▶ [EXERCISE REQUIREMENTS] Your task is to give the listing below back word for word, pictures excluded.

▶ [RECORDED DATA]
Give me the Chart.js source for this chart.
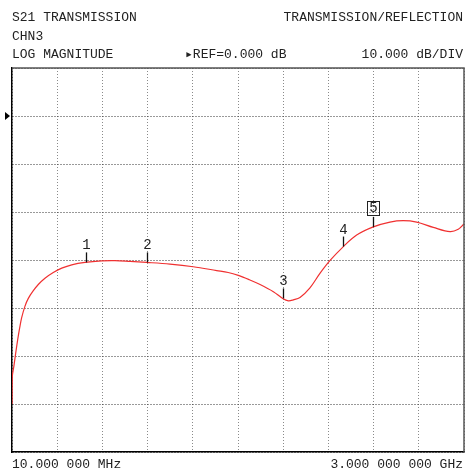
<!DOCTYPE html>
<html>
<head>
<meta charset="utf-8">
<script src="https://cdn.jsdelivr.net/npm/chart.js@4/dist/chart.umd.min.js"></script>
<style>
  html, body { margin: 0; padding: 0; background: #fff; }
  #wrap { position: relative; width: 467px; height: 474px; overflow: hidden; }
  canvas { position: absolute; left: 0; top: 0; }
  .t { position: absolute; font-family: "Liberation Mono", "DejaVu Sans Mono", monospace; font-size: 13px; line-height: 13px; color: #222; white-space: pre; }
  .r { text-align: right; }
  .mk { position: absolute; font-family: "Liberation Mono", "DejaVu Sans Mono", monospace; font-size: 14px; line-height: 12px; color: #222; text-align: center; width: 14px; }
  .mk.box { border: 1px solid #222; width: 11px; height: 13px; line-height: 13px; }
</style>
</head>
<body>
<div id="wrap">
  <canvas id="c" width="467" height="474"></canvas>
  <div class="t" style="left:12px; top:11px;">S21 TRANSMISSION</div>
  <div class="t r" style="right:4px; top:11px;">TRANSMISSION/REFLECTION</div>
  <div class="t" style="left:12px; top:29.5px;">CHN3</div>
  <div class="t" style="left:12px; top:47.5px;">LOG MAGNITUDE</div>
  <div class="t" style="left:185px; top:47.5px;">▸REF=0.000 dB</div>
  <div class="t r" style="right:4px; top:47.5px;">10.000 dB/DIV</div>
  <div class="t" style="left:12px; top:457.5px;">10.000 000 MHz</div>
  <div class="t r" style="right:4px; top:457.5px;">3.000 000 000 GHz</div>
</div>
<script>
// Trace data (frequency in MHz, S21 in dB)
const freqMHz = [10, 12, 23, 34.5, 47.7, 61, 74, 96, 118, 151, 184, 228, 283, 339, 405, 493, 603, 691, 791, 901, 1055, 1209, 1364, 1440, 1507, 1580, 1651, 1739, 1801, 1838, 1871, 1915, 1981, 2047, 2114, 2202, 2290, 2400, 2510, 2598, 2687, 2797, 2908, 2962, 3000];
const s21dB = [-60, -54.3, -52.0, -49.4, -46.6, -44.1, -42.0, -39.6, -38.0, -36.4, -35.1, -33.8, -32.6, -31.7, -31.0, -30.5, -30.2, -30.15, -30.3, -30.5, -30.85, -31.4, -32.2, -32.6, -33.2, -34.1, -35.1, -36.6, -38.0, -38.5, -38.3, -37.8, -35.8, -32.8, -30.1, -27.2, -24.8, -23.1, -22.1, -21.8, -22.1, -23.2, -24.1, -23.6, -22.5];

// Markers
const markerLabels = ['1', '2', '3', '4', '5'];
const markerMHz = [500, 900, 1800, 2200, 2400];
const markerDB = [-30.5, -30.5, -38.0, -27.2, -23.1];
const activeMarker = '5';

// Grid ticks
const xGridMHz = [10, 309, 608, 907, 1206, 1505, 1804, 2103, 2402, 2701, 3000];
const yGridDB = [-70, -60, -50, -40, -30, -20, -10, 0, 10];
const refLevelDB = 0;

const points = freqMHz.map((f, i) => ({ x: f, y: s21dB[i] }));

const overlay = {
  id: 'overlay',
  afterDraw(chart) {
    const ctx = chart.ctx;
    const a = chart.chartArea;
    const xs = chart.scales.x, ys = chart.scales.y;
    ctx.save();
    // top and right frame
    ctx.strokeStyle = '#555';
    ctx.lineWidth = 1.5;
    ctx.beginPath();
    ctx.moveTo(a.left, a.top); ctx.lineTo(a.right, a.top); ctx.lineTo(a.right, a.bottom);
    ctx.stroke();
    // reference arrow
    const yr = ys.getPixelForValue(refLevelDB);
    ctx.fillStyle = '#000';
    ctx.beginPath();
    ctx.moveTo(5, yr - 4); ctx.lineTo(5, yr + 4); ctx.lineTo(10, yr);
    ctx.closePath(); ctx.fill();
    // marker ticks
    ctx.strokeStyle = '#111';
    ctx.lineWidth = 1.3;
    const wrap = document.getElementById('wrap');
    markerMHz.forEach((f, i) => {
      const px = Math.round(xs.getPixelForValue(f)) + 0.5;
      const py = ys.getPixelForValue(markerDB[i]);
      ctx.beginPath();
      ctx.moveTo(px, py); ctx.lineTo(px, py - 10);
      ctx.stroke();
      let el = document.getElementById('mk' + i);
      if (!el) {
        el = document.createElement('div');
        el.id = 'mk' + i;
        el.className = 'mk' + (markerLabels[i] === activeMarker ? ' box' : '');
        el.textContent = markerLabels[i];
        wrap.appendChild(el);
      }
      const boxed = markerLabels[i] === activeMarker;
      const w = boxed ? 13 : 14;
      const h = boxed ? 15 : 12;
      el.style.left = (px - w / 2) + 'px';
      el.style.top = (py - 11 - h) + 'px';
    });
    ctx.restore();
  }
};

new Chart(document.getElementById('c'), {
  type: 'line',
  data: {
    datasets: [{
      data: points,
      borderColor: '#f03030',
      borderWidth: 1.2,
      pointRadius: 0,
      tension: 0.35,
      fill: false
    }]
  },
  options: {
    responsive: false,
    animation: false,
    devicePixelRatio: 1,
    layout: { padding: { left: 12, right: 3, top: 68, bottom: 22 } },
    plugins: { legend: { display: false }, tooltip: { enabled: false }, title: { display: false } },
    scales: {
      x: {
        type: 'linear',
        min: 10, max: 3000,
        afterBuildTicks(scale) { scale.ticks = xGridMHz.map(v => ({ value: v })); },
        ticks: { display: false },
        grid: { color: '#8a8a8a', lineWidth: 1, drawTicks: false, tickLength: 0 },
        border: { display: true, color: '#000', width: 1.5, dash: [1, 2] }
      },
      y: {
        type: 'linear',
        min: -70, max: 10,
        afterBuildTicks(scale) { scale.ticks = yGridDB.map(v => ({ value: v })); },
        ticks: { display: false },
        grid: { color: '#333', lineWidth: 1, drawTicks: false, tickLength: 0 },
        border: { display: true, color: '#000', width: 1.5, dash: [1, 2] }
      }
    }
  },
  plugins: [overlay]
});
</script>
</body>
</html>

▶ [RESPONSE TO THIS EXERCISE]
Give me the Chart.js source for this chart.
<!DOCTYPE html>
<html>
<head>
<meta charset="utf-8">
<script src="https://cdn.jsdelivr.net/npm/chart.js@4/dist/chart.umd.min.js"></script>
<style>
  html, body { margin: 0; padding: 0; background: #fff; }
  #wrap { position: relative; width: 467px; height: 474px; overflow: hidden; }
  canvas { position: absolute; left: 0; top: 0; }
  .t { position: absolute; font-family: "Liberation Mono", "DejaVu Sans Mono", monospace; font-size: 13px; line-height: 13px; color: #222; white-space: pre; }
  .r { text-align: right; }
  .mk { position: absolute; font-family: "Liberation Mono", "DejaVu Sans Mono", monospace; font-size: 14px; line-height: 12px; color: #222; text-align: center; width: 14px; }
  .mk.box { border: 1px solid #222; width: 11px; height: 13px; line-height: 13px; }
</style>
</head>
<body>
<div id="wrap">
  <canvas id="c" width="467" height="474"></canvas>
  <div class="t" style="left:12px; top:11px;">S21 TRANSMISSION</div>
  <div class="t r" style="right:4px; top:11px;">TRANSMISSION/REFLECTION</div>
  <div class="t" style="left:12px; top:29.5px;">CHN3</div>
  <div class="t" style="left:12px; top:47.5px;">LOG MAGNITUDE</div>
  <div class="t" style="left:185px; top:47.5px;">▸REF=0.000 dB</div>
  <div class="t r" style="right:4px; top:47.5px;">10.000 dB/DIV</div>
  <div class="t" style="left:12px; top:457.5px;">10.000 000 MHz</div>
  <div class="t r" style="right:4px; top:457.5px;">3.000 000 000 GHz</div>
</div>
<script>
// Trace data (frequency in MHz, S21 in dB)
const freqMHz = [10, 12, 23, 34.5, 47.7, 61, 74, 96, 118, 151, 184, 228, 283, 339, 405, 493, 603, 691, 791, 901, 1055, 1209, 1364, 1440, 1507, 1580, 1651, 1739, 1801, 1838, 1871, 1915, 1981, 2047, 2114, 2202, 2290, 2400, 2510, 2598, 2687, 2797, 2908, 2962, 3000];
const s21dB = [-60, -54.3, -52.0, -49.4, -46.6, -44.1, -42.0, -39.6, -38.0, -36.4, -35.1, -33.8, -32.6, -31.7, -31.0, -30.5, -30.2, -30.15, -30.3, -30.5, -30.85, -31.4, -32.2, -32.6, -33.2, -34.1, -35.1, -36.6, -38.0, -38.5, -38.3, -37.8, -35.8, -32.8, -30.1, -27.2, -24.8, -23.1, -22.1, -21.8, -22.1, -23.2, -24.1, -23.6, -22.5];

// Markers
const markerLabels = ['1', '2', '3', '4', '5'];
const markerMHz = [500, 900, 1800, 2200, 2400];
const markerDB = [-30.5, -30.5, -38.0, -27.2, -23.1];
const activeMarker = '5';

// Grid ticks
const xGridMHz = [10, 309, 608, 907, 1206, 1505, 1804, 2103, 2402, 2701, 3000];
const yGridDB = [-70, -60, -50, -40, -30, -20, -10, 0, 10];
const refLevelDB = 0;

const points = freqMHz.map((f, i) => ({ x: f, y: s21dB[i] }));

const overlay = {
  id: 'overlay',
  afterDraw(chart) {
    const ctx = chart.ctx;
    const a = chart.chartArea;
    const xs = chart.scales.x, ys = chart.scales.y;
    ctx.save();
    // top and right frame
    ctx.strokeStyle = '#555';
    ctx.lineWidth = 1.5;
    ctx.beginPath();
    ctx.moveTo(a.left, a.top); ctx.lineTo(a.right, a.top); ctx.lineTo(a.right, a.bottom);
    ctx.stroke();
    // reference arrow
    const yr = ys.getPixelForValue(refLevelDB);
    ctx.fillStyle = '#000';
    ctx.beginPath();
    ctx.moveTo(5, yr - 4); ctx.lineTo(5, yr + 4); ctx.lineTo(10, yr);
    ctx.closePath(); ctx.fill();
    // marker ticks
    ctx.strokeStyle = '#111';
    ctx.lineWidth = 1.3;
    const wrap = document.getElementById('wrap');
    markerMHz.forEach((f, i) => {
      const px = Math.round(xs.getPixelForValue(f)) + 0.5;
      const py = ys.getPixelForValue(markerDB[i]);
      ctx.beginPath();
      ctx.moveTo(px, py); ctx.lineTo(px, py - 10);
      ctx.stroke();
      let el = document.getElementById('mk' + i);
      if (!el) {
        el = document.createElement('div');
        el.id = 'mk' + i;
        el.className = 'mk' + (markerLabels[i] === activeMarker ? ' box' : '');
        el.textContent = markerLabels[i];
        wrap.appendChild(el);
      }
      const boxed = markerLabels[i] === activeMarker;
      const w = boxed ? 13 : 14;
      const h = boxed ? 15 : 12;
      el.style.left = (px - w / 2) + 'px';
      el.style.top = (py - 11 - h) + 'px';
    });
    ctx.restore();
  }
};

new Chart(document.getElementById('c'), {
  type: 'line',
  data: {
    datasets: [{
      data: points,
      borderColor: '#f03030',
      borderWidth: 1.2,
      pointRadius: 0,
      tension: 0.35,
      fill: false
    }]
  },
  options: {
    responsive: false,
    animation: false,
    devicePixelRatio: 1,
    layout: { padding: { left: 12, right: 3, top: 68, bottom: 22 } },
    plugins: { legend: { display: false }, tooltip: { enabled: false }, title: { display: false } },
    scales: {
      x: {
        type: 'linear',
        min: 10, max: 3000,
        afterBuildTicks(scale) { scale.ticks = xGridMHz.map(v => ({ value: v })); },
        ticks: { display: false },
        grid: { color: '#8a8a8a', lineWidth: 1, drawTicks: false, tickLength: 0 },
        border: { display: true, color: '#000', width: 1.5, dash: [1, 2] }
      },
      y: {
        type: 'linear',
        min: -70, max: 10,
        afterBuildTicks(scale) { scale.ticks = yGridDB.map(v => ({ value: v })); },
        ticks: { display: false },
        grid: { color: '#333', lineWidth: 1, drawTicks: false, tickLength: 0 },
        border: { display: true, color: '#000', width: 1.5, dash: [1, 2] }
      }
    }
  },
  plugins: [overlay]
});
</script>
</body>
</html>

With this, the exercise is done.